Barangkali waktu juga membuat posisi ‘kejawaraan’ seseorang bisa seolah berubah. Bila sebelumnya kita sepakat bahwa Idrus-lah jawara kesusasteraan Indonesia era Angkatan 45 di sisi prosa, setelah setengah abad lebih dan melihat perkembangan mutakhir, mungkin saja ada di antara kita yang merasa bahwa harus ada pertimbangan baru tentang hal itu. Mungkin saja ada yang merasa harus memasukkan sisi “pengaruhnya hingga hari ini”.

Kalau pertimbangan itu diajukan, tampaknya posisi tersebut akan memunculkan nama Pramoedya Ananta Toer sebagai kandidat. Sementara karya-karya Idrus begitu menyentak di eranya dan sekian dekade setelahnya, karya-karya besarnya mungkin kini kalah dikenal orang dibanding tulisan-tulisan Pram.

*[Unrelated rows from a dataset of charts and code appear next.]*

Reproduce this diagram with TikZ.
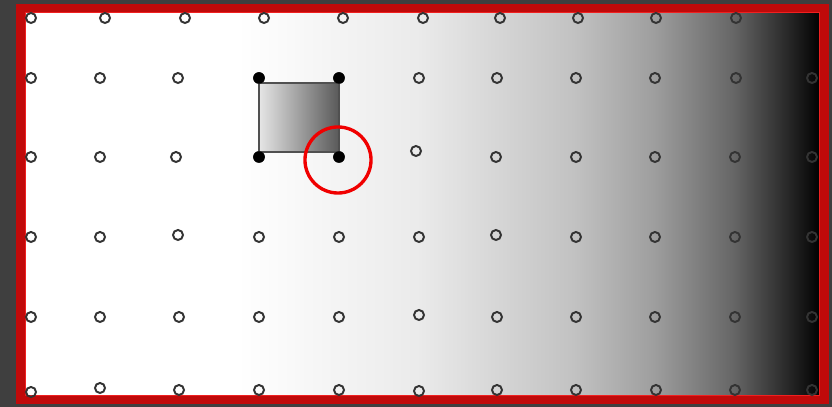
\documentclass[tikz,border=0pt]{standalone}
\usetikzlibrary{calc}
\definecolor{bgdark}{HTML}{3F3F3F}
\definecolor{framered}{HTML}{C00A0A}
\definecolor{framelight}{HTML}{F02020}
\definecolor{ringred}{HTML}{F00000}
\definecolor{sqedge}{HTML}{505050}
\pgfdeclarehorizontalshading{bgshade}{100bp}{
  color(0bp)=(white); color(25bp)=(white); color(38.4bp)=(white);
  color(49.7bp)=(black!8); color(59.5bp)=(black!24); color(64.5bp)=(black!38);
  color(69.5bp)=(black!60); color(73bp)=(black!85); color(75bp)=(black); color(100bp)=(black)}
\tikzset{
  grid pt/.style={circle, draw=black!80, line width=0.55pt, minimum size=0.1cm, inner sep=0pt, fill=none},
  corner pt/.style={circle, fill=black, minimum size=0.115cm, inner sep=0pt},
}
\begin{document}
\begin{tikzpicture}[x=0.01cm, y=-0.01cm]
\useasboundingbox (0,0) rectangle (832,407);
\fill[bgdark] (0,0) rectangle (832,407);
% gradient panel
\shade[shading=bgshade] (24,11) rectangle (821,397);
% frame
\draw[framered, line width=2.6pt] (21,8.5) rectangle (824,399.5);
\draw[framelight, line width=0.4pt] (25.5,12.5) rectangle (819.5,395.5);
% grid circles
\foreach \x/\y [count=\i] in {31/18,105/18,185/18,264/18,343/18,423/18,500/18,578/18,656/18,736/18,
  31/78,100/78,178/78,419/78,497/78,576/78,655/78,736/78,812/78,
  31/157,100/157,176/157,416/151,496/157,576/157,655/157,735/157,812/157,
  31/237,100/237,178/235,259/237,339/237,419/237,496/235,576/237,655/237,735/237,812/237,
  31/317,100/317,179/317,259/317,339/317,419/315,497/317,576/317,655/317,735/317,812/317,
  31/392,100/388,179/390,259/390,339/390,419/391,497/390,576/390,656/390,735/390,812/390}
  \node[grid pt] (g\i) at (\x,\y) {};
% square corners
\node[corner pt] (tl) at (259,78) {};
\node[corner pt] (tr) at (339,78) {};
\node[corner pt] (bl) at (259,157) {};
\node[corner pt] (br) at (339,157) {};
\draw[sqedge, line width=0.75pt, left color=black!10, right color=black!65]
  (tl.center |- 0,83) rectangle (br.center |- 0,152);
\node[corner pt] at (tl) {};
\node[corner pt] at (tr) {};
\node[corner pt] at (bl) {};
\node[corner pt] at (br) {};
% highlight ring
\node[circle, draw=ringred, line width=0.95pt, minimum size=0.66cm, inner sep=0pt] (ring) at (338,160) {};
\end{tikzpicture}
\end{document}
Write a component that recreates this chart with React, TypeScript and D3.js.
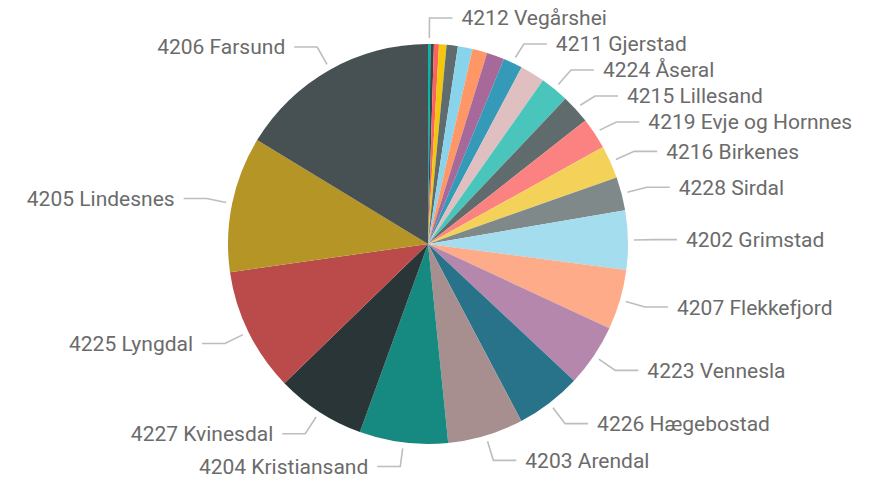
import React from "react";
import * as d3 from "d3";

// Slices in drawing order (clockwise from 12 o'clock), ascending
const names = [
  "4212 Vegårshei", "4222 Bykle", "4221 Valle", "4220 Bygland", "4218 Iveland",
  "4217 Åmli", "4214 Froland", "4213 Tvedestrand", "4211 Gjerstad", "4201 Risør",
  "4224 Åseral", "4215 Lillesand", "4219 Evje og Hornnes", "4216 Birkenes", "4228 Sirdal",
  "4202 Grimstad", "4207 Flekkefjord", "4223 Vennesla", "4226 Hægebostad", "4203 Arendal",
  "4204 Kristiansand", "4227 Kvinesdal", "4225 Lyngdal", "4205 Lindesnes", "4206 Farsund",
];
const values = [
  0.75, 0.95, 1.45, 2.2, 3.25,
  4.3, 4.3, 5.1, 5.6, 7.2,
  8.3, 8.5, 9.1, 9.6, 9.7,
  17.2, 17.4, 18.2, 19.1, 22.0,
  25.7, 26.0, 36.0, 39.4, 58.7,
];
const colors = [
  "#01B8AA", "#374649", "#FD625E", "#F2C80F", "#5F6B6D",
  "#8AD4EB", "#FE9666", "#A66999", "#3599B8", "#DFBFBF",
  "#4AC5BB", "#5F6B6D", "#FB8281", "#F4D25A", "#7F898A",
  "#A4DDEE", "#FDAB89", "#B687AC", "#28738A", "#A78F8F",
  "#168980", "#293537", "#BB4A4A", "#B59525", "#475052",
];
const labelled = [
  "4212 Vegårshei", "4211 Gjerstad", "4224 Åseral", "4215 Lillesand", "4219 Evje og Hornnes",
  "4216 Birkenes", "4228 Sirdal", "4202 Grimstad", "4207 Flekkefjord", "4223 Vennesla",
  "4226 Hægebostad", "4203 Arendal", "4204 Kristiansand", "4227 Kvinesdal", "4225 Lyngdal",
  "4205 Lindesnes", "4206 Farsund",
];

const W = 879;
const H = 479;
const cx = 428;
const cy = 244;
const R = 200;
const FONT = 21;

export default function App() {
  const data = names.map((n, i) => ({ name: n, value: values[i], color: colors[i] }));
  const pie = d3.pie<any>().value((d) => d.value).sort(null).startAngle(0).endAngle(2 * Math.PI);
  const arcs = pie(data);
  const arcGen = d3.arc<any>().innerRadius(0).outerRadius(R);

  const pt = (a: number, r: number) => [Math.sin(a) * r, -Math.cos(a) * r];

  type L = { name: string; side: number; sx: number; sy: number; ex: number; ey: number; y: number };
  const labels: L[] = [];
  const maxY = H - cy - 12.5;
  arcs.forEach((a) => {
    if (!labelled.includes(a.data.name)) return;
    const mid = (a.startAngle + a.endAngle) / 2;
    const [sx, sy] = pt(mid, R + 6);
    const [ex, ey] = pt(mid, R + 26);
    labels.push({ name: a.data.name, side: mid < Math.PI ? 1 : -1, sx, sy, ex, ey, y: Math.min(ey, maxY) });
  });
  // simple collision avoidance per side
  [1, -1].forEach((side) => {
    const group = labels.filter((l) => l.side === side).sort((a, b) => a.y - b.y);
    for (let i = 1; i < group.length; i++) {
      if (group[i].y - group[i - 1].y < 26) group[i].y = group[i - 1].y + 26;
    }
  });

  return (
    <svg width={W} height={H} style={{ position: "absolute", left: 0, top: 0, background: "#fff" }}>
      <g transform={`translate(${cx},${cy})`}>
        {arcs.map((a, i) => (
          <path key={i} d={arcGen(a) as string} fill={a.data.color} />
        ))}
        {labels.map((l, i) => {
          const hx = l.ex + l.side * 23;
          const tx = hx + l.side * 9;
          return (
            <g key={i}>
              <polyline
                points={`${l.sx},${l.sy} ${l.ex},${l.y} ${hx},${l.y}`}
                fill="none"
                stroke="#bdbdbd"
                strokeWidth={1.6}
              />
              <text
                x={tx}
                y={l.y + FONT * 0.355}
                textAnchor={l.side === 1 ? "start" : "end"}
                fontFamily="Roboto, 'Noto Sans', sans-serif"
                fontSize={FONT}
                fill="#6b6b6b"
              >
                {l.name}
              </text>
            </g>
          );
        })}
      </g>
    </svg>
  );
}
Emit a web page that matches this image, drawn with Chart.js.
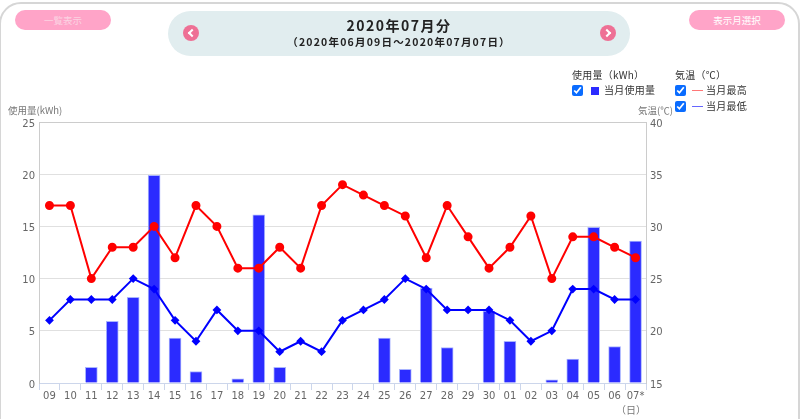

Tidak hanya karena secara faktual Pramoedya adalah satu-satunya sastrawan Indonesia yang berkali-kali disebutkan masuk dalam pertimbangan Komite Nobel sebagai kandidat penerima Hadiah Nobel Susastra. Saking ngetrennya Pram di kalangan generasi pasca-Orde Baru, buku-buku ‘asli’ Pram yang diterbitkan penerbit Hasta Mitra di tahun-tahun 1980-an-1990-an, kini dijual orang laiknya barang antik yang—menyitir syair Iwan Fals--,”harganya selangit”.